Como suelo hacer cada año, el pasado 26 de marzo de 2012 asistí a la Eucaristía que se celebró con motivo del vigésimo primer aniversario de la muerte de D. José Rivera en la Iglesia de San Bartolomé, lugar en el que reposa su cuerpo. Como siempre, tenía muchas cosas que pedirle, y muchas intenciones que se me habían encomendado de otras personas, y allí se las puse todas, delante de su tumba, como hago siempre.
Entre ellas tenía un asunto muy complicado referente a un tema económico empresarial, asunto que venía encomendando hace tiempo a D. José y cuyas circunstancias habían ido empeorando a causa de la crisis económica. Este tema me estaba causando mucha angustia y sufrimiento y en el fondo de mi corazón flaqueaba la confiaba en Dios que todo lo puede. Se lo presenté a D. José como una reproche, como echándole en cara que no me estaba ayudando en esto. Recuerdo que me quejé ese mismo día con una persona con la que hablé de ello y que me insistió en que pidiera ayuda a D. José, me animó a ello aunque yo le decía que tenía la sensación de que él ya no me escucha.
Así con esa desesperanza volví a casa, y justo al día siguiente, sin hacer ninguna gestión, recibí una llamada telefónica de una persona que nos ofrecía una transacción económica que ha solucionado en gran parte el problema económico que nos apremiaba. Además, a la semana siguiente nos llegó un encargo de trabajo que nos ha supuesto también un buen respiro.

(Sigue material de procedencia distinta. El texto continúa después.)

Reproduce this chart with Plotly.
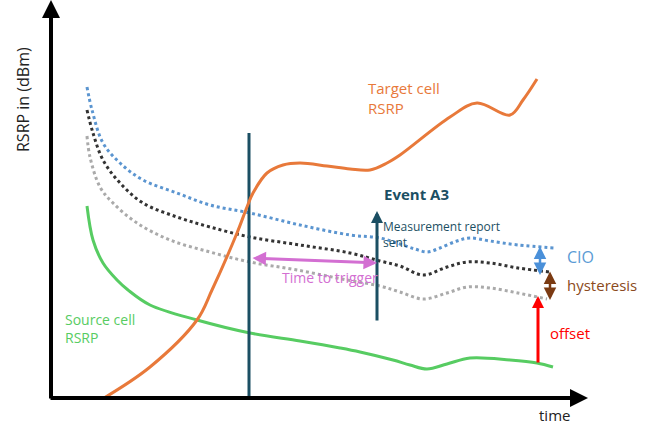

Doy gracias a Dios y a D. José porque tengo la certeza de que ha intercedido una vez más, superando mi desconfianza para hacerme ver, que desde el cielo las personas no se desentienden de los que estamos en esta tierra y, puesto que para Dios nada hay imposible, sólo tenemos que confiar, perseverar y estar abiertos a su voluntad que siempre es lo mejor para nosotros.